Ted’s wife, Fran did the gilding of the decorative wooden components Ted carved. She was trained by Boston’s master gilder, Nils Johnson. She learned both water and oil gilding, traditional techniques that made the Burleigh clocks so beautiful. Fran may have been best know for her skill in reverse glass painting and restoration. She was an exceptional artist and a very talented instructor. Fran trained at least three other artists to do reverse painting on glass. All three became very proficient in this skill. Their daughter Cindy worked with them until she married. Ann Banister was working there almost the entire time the Gilders Workshop was in business. Linda Abrams started in 1975 and worked there approximately 4 years. After that time she struck out on her own and continues, to this day, to do very high quality work. She is sought out by the most discerning of clientele.

The clock dials on the Burleigh clocks were painted by Martha Smallwood. This is often helpful in dating an example because she had a habit of pasting a sticker on the back of her dials that dated when the work was completed.

The wooden cases were made by Chuck England. He started making cases for the Burleighs in 1973 and continued to do so until the last run of banjo clocks were made in 1989.

The movements were supplied by Kilbourne & Proctor.

The first clocks were timepieces or banjo clocks. There were four versions. The gilded versions were closely patterned after those made by Lemuel Curtis in Concord, MA before 1820. It is not currently know to me how many banjo clocks they made. In 1981, they were priced at $1,100. The opportunity to copy a Lemuel Curtis Girandole presented itself in 1973. Ted copied the example now on loan at the Museum of Fine Arts in Boston. That clock is very well known to clock collectors and is often pictured. It features a wedding scene in the lower glass. It appears that the Burleighs. made about 50 of the girandole form. In 1981, they were selling for $3,000. This was their most expensive model. You could also order this clock with a thermometer in the waist glass as a special order.
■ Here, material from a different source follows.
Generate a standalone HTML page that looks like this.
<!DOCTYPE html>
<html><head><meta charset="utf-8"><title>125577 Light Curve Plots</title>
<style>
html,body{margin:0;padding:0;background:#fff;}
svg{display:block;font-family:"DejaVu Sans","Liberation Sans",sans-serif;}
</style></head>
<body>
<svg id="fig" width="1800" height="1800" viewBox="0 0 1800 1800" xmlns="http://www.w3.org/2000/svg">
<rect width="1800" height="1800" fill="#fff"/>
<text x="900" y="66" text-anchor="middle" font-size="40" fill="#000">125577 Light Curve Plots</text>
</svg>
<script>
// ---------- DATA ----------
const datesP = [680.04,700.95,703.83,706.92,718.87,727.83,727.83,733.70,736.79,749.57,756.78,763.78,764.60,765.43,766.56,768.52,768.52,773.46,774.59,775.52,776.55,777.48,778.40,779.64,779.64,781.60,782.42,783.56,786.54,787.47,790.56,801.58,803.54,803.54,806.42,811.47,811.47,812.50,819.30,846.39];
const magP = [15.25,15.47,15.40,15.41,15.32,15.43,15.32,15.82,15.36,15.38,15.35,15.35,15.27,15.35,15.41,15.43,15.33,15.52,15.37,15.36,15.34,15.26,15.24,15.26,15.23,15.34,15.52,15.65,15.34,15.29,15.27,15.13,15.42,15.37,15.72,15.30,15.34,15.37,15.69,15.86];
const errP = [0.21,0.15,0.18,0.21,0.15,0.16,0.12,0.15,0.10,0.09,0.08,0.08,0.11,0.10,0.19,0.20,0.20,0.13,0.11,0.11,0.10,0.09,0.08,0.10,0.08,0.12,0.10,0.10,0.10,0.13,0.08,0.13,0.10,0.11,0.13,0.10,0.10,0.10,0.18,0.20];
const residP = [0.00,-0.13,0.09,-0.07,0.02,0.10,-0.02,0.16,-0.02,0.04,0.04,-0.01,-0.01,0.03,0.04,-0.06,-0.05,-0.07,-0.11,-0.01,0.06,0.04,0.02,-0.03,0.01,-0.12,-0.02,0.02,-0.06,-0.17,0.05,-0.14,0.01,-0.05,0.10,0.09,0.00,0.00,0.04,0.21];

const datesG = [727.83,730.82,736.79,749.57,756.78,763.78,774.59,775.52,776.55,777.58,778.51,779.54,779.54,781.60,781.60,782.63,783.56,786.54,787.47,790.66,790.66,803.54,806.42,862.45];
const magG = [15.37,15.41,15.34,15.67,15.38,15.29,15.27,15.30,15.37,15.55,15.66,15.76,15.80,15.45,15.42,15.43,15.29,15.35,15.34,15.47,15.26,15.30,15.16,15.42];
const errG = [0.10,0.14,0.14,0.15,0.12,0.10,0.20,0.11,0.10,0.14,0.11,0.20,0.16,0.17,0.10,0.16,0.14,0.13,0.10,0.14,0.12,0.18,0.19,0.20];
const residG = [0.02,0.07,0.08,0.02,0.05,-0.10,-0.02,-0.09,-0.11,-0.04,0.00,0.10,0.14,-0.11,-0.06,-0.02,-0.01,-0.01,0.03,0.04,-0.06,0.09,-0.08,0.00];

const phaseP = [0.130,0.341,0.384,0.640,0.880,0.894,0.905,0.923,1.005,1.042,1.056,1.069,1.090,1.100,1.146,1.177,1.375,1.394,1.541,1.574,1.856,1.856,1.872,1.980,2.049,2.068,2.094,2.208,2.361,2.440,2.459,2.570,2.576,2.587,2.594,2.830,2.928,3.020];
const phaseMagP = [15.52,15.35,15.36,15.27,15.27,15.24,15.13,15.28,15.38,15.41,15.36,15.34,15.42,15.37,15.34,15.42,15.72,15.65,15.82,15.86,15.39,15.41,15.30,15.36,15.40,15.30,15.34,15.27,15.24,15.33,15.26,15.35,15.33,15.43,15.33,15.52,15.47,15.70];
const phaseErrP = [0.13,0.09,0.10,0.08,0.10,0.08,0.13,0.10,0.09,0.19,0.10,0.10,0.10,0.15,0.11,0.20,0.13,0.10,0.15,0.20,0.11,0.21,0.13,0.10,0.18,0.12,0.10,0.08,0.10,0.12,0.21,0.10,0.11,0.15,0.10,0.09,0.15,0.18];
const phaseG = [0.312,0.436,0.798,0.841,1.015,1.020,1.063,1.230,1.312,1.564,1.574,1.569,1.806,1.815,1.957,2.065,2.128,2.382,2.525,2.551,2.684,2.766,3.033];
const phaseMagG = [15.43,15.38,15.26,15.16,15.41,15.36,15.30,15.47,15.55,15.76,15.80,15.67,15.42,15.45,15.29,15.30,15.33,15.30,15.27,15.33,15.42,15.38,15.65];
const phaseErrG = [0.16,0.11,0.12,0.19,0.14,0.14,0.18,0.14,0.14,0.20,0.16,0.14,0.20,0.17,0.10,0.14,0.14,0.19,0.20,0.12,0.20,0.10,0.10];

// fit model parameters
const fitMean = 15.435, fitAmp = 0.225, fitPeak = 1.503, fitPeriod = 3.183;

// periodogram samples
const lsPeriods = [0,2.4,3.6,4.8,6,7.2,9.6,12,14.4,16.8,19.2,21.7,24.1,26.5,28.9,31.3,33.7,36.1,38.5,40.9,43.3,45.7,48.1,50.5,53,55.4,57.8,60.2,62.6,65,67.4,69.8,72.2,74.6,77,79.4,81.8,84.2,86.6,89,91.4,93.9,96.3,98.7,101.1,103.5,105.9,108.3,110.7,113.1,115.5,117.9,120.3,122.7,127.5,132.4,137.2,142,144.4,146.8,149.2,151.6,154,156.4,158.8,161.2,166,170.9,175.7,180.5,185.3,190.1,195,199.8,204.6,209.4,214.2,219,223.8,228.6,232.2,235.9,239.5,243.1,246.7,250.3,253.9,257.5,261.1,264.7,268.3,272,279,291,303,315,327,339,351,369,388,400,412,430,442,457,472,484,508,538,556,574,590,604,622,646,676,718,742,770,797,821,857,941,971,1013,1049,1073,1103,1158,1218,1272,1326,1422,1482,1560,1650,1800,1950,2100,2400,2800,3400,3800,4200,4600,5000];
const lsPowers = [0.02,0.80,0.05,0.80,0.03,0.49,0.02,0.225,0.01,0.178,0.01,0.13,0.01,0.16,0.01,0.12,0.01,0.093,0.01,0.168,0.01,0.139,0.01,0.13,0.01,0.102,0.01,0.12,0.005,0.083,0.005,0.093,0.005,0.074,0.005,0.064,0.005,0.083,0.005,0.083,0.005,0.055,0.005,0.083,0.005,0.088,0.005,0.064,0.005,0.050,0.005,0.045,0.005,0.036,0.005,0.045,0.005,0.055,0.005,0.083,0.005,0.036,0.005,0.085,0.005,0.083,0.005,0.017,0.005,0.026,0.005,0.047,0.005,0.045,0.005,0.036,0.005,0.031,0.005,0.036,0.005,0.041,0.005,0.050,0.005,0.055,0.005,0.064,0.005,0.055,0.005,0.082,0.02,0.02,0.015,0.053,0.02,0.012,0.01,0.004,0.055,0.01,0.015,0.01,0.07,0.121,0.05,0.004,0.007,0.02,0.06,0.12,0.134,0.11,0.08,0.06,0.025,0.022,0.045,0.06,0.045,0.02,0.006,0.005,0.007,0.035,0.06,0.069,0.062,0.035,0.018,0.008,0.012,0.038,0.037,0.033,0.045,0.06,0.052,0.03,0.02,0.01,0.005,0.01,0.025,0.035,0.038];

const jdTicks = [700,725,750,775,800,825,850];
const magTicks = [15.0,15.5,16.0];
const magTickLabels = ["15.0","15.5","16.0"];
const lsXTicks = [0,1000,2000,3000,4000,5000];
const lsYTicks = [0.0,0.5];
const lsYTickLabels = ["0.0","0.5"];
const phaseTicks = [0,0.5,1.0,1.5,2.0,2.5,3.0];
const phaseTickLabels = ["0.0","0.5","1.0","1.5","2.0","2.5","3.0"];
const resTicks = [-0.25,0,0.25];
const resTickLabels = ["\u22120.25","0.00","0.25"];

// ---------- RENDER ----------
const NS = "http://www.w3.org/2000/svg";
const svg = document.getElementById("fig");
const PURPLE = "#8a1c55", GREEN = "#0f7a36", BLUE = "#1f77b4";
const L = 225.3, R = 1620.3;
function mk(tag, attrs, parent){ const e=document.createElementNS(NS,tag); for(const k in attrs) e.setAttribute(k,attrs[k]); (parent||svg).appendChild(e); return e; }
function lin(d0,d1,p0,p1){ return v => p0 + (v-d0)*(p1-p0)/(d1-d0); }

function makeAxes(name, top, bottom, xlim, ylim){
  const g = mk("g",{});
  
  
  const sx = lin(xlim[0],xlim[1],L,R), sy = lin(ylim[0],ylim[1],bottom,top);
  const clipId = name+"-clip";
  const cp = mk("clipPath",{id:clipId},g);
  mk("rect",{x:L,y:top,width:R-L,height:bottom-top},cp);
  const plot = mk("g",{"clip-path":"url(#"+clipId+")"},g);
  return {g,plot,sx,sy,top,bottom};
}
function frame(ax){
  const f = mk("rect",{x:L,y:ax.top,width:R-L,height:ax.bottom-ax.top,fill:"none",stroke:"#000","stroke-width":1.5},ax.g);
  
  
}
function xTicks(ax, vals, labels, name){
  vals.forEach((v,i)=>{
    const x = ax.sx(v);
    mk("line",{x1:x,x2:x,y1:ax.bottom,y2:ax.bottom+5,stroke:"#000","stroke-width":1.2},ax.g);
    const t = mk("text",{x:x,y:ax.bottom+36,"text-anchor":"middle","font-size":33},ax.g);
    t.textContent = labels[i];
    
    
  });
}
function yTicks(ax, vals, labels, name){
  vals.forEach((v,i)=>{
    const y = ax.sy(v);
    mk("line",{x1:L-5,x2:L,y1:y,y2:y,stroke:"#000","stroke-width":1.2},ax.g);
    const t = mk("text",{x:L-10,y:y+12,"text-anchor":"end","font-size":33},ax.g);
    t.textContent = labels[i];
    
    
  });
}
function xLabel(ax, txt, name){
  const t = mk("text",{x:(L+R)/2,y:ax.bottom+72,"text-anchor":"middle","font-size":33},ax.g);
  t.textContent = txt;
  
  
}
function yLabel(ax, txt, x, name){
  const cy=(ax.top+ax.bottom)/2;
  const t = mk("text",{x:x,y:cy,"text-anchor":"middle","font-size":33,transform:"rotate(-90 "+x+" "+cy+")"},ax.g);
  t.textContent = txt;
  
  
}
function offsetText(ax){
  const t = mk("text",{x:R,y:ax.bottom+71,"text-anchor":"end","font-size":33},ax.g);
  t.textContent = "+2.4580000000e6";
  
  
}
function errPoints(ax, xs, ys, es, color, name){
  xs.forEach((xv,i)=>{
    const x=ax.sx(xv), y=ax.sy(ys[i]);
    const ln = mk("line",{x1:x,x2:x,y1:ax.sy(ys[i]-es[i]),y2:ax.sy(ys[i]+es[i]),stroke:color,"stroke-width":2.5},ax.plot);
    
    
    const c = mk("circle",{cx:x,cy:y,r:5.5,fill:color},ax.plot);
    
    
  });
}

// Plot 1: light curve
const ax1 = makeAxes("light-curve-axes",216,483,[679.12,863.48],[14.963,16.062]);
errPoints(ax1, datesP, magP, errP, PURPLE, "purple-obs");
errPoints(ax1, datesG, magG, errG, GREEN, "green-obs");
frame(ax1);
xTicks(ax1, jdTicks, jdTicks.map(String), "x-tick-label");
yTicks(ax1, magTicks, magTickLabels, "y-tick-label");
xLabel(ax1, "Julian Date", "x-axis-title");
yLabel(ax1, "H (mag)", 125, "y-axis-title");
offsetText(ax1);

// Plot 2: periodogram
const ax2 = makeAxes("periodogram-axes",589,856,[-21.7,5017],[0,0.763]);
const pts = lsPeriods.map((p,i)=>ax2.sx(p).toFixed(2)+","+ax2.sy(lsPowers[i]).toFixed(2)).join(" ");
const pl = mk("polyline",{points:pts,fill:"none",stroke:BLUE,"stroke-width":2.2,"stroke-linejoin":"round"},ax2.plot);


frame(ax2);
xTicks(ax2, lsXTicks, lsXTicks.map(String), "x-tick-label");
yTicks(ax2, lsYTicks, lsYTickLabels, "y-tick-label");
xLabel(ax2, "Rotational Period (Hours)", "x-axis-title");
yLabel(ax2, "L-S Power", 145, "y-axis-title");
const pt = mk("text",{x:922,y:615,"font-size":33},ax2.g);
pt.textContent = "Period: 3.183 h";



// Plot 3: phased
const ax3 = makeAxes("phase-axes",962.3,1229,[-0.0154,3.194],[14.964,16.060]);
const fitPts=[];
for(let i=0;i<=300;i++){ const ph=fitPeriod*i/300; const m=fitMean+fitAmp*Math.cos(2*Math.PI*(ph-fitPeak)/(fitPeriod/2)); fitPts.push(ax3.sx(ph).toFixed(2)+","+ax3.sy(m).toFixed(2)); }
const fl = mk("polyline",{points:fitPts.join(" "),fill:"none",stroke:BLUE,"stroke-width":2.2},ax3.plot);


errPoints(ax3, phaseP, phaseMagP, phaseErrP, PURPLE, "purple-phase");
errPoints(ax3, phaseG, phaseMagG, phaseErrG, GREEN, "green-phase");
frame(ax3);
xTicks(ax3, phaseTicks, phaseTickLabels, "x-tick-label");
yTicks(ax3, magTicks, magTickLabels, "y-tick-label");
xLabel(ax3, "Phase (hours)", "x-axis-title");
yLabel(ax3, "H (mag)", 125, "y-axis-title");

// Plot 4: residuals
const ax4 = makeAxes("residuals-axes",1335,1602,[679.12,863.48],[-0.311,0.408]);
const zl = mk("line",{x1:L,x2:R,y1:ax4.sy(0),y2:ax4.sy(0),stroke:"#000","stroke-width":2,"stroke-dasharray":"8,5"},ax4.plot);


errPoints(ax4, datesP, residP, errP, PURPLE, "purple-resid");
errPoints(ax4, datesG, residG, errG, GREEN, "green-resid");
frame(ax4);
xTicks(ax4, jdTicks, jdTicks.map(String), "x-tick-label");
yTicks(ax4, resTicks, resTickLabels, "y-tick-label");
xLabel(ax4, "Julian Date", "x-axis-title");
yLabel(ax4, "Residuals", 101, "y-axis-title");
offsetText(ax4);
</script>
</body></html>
In 1980, the Burleighs were able to copy an Aaron Willard Grafton Wall Clock. which is now in the collection at Sturbridge Village. The Burleighs modified their version by redesigning the movement of their clock to run 8-days instead of the original format of 30-hours. The case design is faithful to the original. They made 50 of these clocks. These clocks were priced at $2,700.

We believe that the girandole example offered here was made from excess inventory after Ted’s death. It is thought that Foster Campos purchased many of the left over parts from the Burleigh family. Foster is known to have assembled a small number of clocks from the parts he purchased. This appears to be one of these. Although, the dial states that is is a “Reproduction by T.E. Burleigh, Jr.,” the case lacks Ted’s traditional stamping and numbering system.

This case measures forty-six inches long. The case is constructed in mahogany and is finished in shellac on the sides. The frames, bezel, carved eagle finial and bracket are wonderfully gilded in gold leaf. This work is expertly done and is of the finest quality. The gilding is in very good overall condition and has a few very minor areas of wear or loss. Most of this area is limited to a small number of gilt beads that decorated the lower bezel. The reverse painted tablets are outstanding and done on convex or bowed glass. The throat is an intricate traditional theme and is signed “L. CURTIS” in the lower section. The bottom circular tablet depicts a Boston Harbor dock scene. The view is of Rowe’s Wharf and depicts some of the commerce that was being done during colonial times. The coloring and detailing are first rate. The dial is painted on metal and features the “L. Curtis / Patent” signature. The traditional Concord gold ring is also used as a decoration. Below the Arabic hour numeral six, it is printed, “Reproduction by T.E. Burleigh, Jr.,” in block letters. The clock’s hands are a traditional Curtis form having concentric circles and barbed pointers. The sidearms on the case are brass and are nicely formed. The lower returns are capped with a brass decoration. The movement is brass and die-stamped by “KILBOURNE PROCTOR & GRASS / INC., / G / 6313” on the front plate. It is weight powered and is designed run eight-days on a full wind. The weight of this clock is lead. This movement is mounted to the back of the case with two screws. It is also supported on a metal seat-board. The steel pendulum rod supports a brass faced bob. The pendulum tie-down is in place.

This clock is approximately 46 inches long, 13 inches wide and 6 inches deep.

This is a very attractive example designed to impress all that view it, near or far.